Records shown —
■ ■ ■
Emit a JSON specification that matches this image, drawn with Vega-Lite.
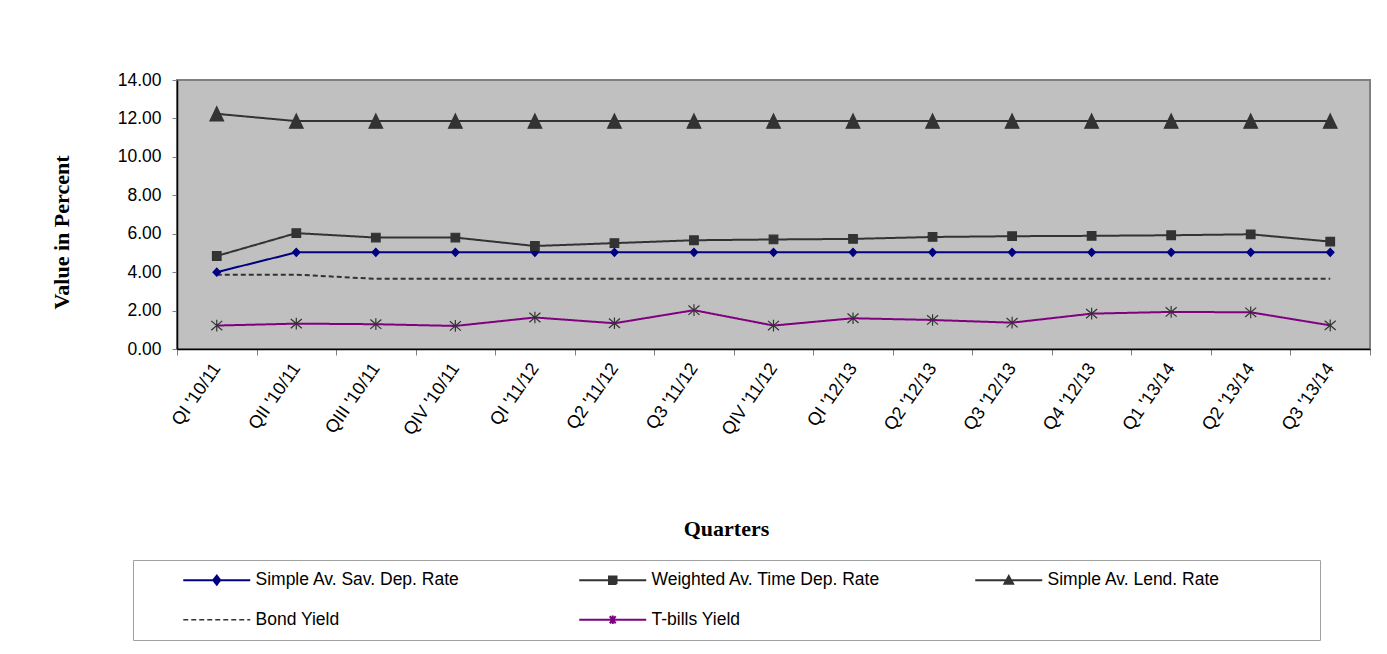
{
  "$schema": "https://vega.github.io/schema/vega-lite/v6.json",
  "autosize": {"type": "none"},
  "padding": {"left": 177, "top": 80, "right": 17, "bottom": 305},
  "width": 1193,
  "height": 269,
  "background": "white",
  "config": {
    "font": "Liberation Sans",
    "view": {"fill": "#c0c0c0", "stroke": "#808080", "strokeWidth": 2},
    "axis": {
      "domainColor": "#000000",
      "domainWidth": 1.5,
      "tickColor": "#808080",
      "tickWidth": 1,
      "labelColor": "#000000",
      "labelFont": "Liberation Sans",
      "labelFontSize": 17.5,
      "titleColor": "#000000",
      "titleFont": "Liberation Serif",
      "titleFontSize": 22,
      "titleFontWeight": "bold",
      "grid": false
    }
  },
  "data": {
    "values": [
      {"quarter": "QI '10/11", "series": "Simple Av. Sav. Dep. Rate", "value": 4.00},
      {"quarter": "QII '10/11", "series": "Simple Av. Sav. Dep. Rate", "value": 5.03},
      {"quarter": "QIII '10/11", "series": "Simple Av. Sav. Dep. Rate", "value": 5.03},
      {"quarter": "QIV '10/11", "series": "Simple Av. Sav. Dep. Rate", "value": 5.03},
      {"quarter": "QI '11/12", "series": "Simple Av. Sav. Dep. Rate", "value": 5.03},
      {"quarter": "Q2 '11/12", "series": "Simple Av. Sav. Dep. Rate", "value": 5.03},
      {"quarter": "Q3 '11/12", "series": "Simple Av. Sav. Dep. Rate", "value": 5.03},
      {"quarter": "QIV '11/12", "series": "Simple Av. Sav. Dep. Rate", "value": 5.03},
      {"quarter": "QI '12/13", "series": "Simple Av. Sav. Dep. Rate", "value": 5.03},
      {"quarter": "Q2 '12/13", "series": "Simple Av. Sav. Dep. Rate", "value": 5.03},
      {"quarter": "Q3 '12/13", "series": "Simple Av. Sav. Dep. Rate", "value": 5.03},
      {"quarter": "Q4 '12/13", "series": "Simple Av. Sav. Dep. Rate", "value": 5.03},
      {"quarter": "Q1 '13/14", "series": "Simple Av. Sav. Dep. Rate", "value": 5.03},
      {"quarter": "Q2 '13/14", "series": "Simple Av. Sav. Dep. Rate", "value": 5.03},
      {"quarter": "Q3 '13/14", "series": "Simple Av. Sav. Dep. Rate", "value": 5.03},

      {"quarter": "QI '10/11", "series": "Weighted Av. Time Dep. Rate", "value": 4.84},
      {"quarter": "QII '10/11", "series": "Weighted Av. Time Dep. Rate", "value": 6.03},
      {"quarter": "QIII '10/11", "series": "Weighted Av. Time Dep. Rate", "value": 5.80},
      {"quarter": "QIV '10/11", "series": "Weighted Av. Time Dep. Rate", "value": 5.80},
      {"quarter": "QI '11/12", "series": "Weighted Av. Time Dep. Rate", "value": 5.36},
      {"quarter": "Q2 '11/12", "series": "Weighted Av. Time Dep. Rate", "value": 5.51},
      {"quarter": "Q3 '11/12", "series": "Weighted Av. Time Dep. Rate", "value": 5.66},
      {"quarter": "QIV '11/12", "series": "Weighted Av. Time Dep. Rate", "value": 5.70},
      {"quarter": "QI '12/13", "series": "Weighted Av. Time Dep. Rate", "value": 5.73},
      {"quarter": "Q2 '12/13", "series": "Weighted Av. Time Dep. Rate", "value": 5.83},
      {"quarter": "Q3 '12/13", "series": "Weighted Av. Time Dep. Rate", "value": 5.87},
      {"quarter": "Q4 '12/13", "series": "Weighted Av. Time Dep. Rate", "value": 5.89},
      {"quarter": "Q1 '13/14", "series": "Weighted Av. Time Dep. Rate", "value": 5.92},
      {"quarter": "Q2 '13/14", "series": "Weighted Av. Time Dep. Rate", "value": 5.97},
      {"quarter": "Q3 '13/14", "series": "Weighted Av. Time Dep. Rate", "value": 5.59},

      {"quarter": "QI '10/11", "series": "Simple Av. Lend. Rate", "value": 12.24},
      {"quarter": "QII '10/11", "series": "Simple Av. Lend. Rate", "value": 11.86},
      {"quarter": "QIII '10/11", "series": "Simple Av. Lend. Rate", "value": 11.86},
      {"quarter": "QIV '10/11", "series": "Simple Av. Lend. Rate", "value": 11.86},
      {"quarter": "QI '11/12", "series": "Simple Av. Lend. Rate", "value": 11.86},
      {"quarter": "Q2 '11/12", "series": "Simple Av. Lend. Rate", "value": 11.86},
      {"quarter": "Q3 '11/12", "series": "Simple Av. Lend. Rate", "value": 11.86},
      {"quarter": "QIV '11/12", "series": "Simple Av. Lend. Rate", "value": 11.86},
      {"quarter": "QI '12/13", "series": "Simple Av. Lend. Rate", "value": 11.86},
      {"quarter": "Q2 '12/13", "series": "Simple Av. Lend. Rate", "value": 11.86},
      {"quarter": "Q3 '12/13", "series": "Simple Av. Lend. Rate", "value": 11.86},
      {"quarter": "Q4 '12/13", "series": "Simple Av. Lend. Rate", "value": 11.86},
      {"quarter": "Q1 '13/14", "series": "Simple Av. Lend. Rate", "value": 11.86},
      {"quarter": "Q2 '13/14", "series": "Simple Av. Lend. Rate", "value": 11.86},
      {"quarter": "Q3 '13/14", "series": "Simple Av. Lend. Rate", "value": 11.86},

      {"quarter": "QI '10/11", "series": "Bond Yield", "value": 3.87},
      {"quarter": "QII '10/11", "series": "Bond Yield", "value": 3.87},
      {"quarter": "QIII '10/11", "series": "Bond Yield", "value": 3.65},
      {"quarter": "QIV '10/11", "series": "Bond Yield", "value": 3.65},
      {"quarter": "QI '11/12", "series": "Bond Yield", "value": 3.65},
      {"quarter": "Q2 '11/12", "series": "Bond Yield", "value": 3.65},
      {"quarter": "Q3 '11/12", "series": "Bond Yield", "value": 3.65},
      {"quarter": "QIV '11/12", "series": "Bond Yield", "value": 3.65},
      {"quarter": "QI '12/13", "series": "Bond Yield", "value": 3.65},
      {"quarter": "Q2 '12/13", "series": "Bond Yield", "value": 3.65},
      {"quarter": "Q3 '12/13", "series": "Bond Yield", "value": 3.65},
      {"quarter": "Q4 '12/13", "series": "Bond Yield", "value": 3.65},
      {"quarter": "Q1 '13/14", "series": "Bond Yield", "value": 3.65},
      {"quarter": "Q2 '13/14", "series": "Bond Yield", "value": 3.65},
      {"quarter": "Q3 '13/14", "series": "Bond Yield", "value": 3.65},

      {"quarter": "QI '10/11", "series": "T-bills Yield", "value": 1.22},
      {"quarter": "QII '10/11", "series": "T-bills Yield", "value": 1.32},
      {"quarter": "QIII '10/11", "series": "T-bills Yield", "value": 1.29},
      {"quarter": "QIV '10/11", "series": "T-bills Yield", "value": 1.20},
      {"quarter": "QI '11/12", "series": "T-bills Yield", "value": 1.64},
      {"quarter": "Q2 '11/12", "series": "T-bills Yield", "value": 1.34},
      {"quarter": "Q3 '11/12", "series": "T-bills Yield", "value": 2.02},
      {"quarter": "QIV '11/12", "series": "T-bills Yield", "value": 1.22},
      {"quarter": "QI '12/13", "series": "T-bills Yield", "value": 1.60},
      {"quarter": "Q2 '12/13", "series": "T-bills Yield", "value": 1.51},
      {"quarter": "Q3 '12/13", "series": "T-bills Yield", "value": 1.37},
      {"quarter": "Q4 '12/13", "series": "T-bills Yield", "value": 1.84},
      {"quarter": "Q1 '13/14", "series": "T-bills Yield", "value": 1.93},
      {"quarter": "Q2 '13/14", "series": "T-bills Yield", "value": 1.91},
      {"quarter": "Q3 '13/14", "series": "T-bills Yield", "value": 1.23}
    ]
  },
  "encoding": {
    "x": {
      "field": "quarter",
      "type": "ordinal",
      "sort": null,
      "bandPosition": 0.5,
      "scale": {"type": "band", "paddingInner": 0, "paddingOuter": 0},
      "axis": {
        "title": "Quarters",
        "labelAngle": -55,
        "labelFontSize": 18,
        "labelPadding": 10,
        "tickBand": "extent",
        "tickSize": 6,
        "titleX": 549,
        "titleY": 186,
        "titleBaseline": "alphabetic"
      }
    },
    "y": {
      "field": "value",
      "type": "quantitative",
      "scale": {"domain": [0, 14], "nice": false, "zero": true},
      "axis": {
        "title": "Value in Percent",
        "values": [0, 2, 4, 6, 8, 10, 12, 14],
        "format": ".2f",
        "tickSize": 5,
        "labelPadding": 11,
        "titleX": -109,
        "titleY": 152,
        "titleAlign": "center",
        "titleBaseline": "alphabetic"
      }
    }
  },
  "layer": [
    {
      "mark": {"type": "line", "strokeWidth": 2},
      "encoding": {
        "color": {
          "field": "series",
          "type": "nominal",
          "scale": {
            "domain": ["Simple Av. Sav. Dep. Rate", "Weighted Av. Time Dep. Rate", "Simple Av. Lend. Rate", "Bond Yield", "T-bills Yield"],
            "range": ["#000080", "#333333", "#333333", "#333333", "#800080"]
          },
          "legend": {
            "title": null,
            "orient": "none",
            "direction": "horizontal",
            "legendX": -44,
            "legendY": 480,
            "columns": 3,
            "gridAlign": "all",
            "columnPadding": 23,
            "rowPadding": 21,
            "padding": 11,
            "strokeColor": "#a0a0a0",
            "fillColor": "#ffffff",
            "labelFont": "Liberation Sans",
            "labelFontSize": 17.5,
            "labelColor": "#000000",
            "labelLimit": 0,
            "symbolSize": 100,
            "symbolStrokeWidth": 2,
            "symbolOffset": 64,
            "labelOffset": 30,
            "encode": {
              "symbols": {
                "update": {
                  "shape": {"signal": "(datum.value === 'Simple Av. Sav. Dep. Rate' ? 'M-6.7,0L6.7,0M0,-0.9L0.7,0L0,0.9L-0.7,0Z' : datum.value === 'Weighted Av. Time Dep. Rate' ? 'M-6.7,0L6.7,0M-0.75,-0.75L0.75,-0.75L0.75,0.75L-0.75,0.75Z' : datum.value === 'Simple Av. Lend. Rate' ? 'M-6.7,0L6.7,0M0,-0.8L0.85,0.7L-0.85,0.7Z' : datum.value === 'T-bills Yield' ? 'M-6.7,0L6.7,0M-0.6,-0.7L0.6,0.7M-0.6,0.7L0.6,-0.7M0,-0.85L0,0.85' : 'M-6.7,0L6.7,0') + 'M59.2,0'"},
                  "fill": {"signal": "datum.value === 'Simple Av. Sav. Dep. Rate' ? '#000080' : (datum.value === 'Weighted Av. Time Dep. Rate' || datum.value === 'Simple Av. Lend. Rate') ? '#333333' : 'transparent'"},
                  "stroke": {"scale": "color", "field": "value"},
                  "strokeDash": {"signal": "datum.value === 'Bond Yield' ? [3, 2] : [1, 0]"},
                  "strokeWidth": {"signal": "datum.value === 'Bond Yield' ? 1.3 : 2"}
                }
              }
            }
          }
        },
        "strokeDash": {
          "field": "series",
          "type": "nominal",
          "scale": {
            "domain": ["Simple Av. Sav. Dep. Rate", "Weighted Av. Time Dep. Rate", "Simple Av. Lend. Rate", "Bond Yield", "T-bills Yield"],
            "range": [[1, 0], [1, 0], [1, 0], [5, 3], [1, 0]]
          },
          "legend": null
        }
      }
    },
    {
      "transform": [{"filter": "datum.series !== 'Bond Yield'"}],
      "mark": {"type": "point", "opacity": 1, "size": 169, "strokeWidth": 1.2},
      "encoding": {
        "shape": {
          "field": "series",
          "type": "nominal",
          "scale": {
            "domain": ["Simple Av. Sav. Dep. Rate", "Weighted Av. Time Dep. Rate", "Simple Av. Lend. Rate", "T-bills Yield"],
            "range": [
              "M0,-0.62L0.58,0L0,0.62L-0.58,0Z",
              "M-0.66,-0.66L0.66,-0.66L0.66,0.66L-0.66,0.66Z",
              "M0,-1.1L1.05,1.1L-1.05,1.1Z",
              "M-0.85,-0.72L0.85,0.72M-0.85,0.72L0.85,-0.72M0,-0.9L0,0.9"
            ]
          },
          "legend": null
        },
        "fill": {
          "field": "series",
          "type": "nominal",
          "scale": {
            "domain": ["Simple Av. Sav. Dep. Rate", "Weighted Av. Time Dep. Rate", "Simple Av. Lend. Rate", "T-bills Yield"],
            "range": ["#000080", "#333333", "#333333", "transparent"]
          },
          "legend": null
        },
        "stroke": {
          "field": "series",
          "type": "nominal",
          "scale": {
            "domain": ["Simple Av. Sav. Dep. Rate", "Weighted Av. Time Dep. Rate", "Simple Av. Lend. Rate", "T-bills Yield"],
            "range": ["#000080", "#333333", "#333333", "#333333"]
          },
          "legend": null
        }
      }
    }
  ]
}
■ ■ ■
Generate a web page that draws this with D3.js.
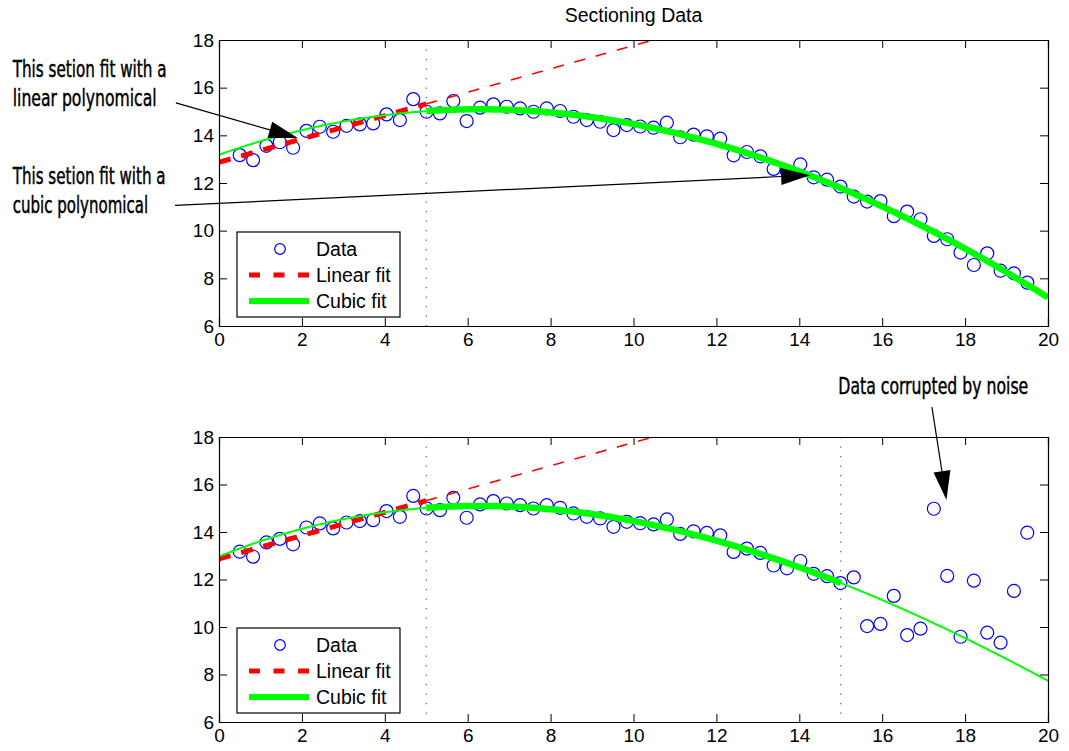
■ ■ ■
Your task — Find each line that has the word "this", then copy it out.

Result —
Emit a JSON specification that matches this image, drawn with Vega-Lite.
Generate a web page that draws this with D3.js.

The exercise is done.